Mobile commerce has a unique value proposition of providing easily personalized, local goods and services, ideally, at anytime and anywhere (Durlacher Research, 2002; Newell & Lemon, 2001). Due to current technological limitations, some problems, such as uniform standards, ease of operation, security for transactions, minimum screen size, display type, and the relatively impoverished web sites, are yet to be overcome (Barnes, 2002b; Clarke, 2001).

As each mobile device is typically used by a sole individual, it provides a suitable platform for delivering individual-based target marketing. This potential can improve the development of a range of customer relationship management (CRM) tools and techniques (Seita, Yamamoto, & Ohta, 2002). It is believed that in the near future marketing through the mobile phone will be as common a medium as the newspaper or TV. However, mobile marketing is unlikely to flourish if the industry attempts to apply only basic online marketing paradigms to its use; the medium has some special characteristics that provide quite a different environment for ad delivery, including time sensitivity, interactivity, and advanced personalization. Moreover, a key tenet is likely to be that consumers receive only information and promotions about products and services that they want or need; one of the most important aspects to consider is that wireless users demand packets of hyperpersonalized information, not scaled-down versions of generic information (Barnes, 2002c). Sending millions of messages to unknown users (known as spam) or banner ads condensed to fit small screens (Forrester Research, 2001) are doubtless unlikely to prove ideal modes of ad delivery to a captive mobile audience.
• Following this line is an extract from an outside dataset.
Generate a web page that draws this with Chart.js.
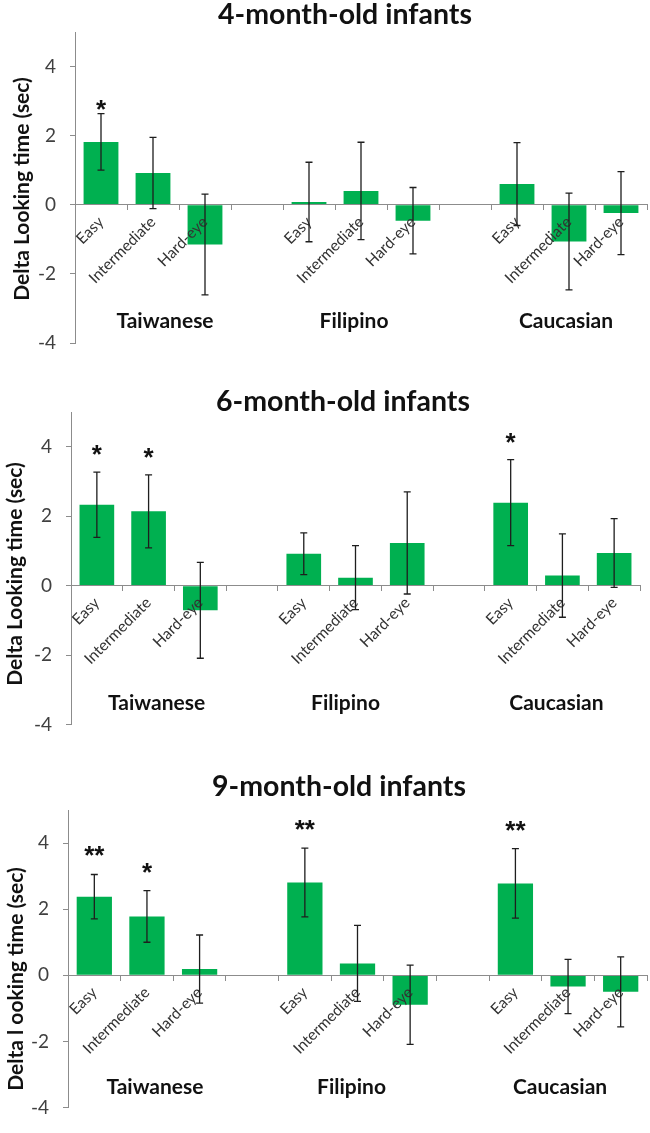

This chapter aims to explore the peculiarities of mobile-oriented marketing, focusing on issues of permission and acceptance, and some of the possible business models. The following two sections provide a basic review of the technological platform for mobile marketing and an introduction to marketing on the mobile Internet (focusing on advertising), respectively. The fourth section presents a conceptual definition and model for permission on mobile marketing applications, while section five provides a model for mobile marketing acceptance and examines a number of possible scenarios for mobile marketing, based on the previous analysis. Finally, the chapter rounds off with some conclusions, and further research questions, and provides some predictions on the future of wireless marketing.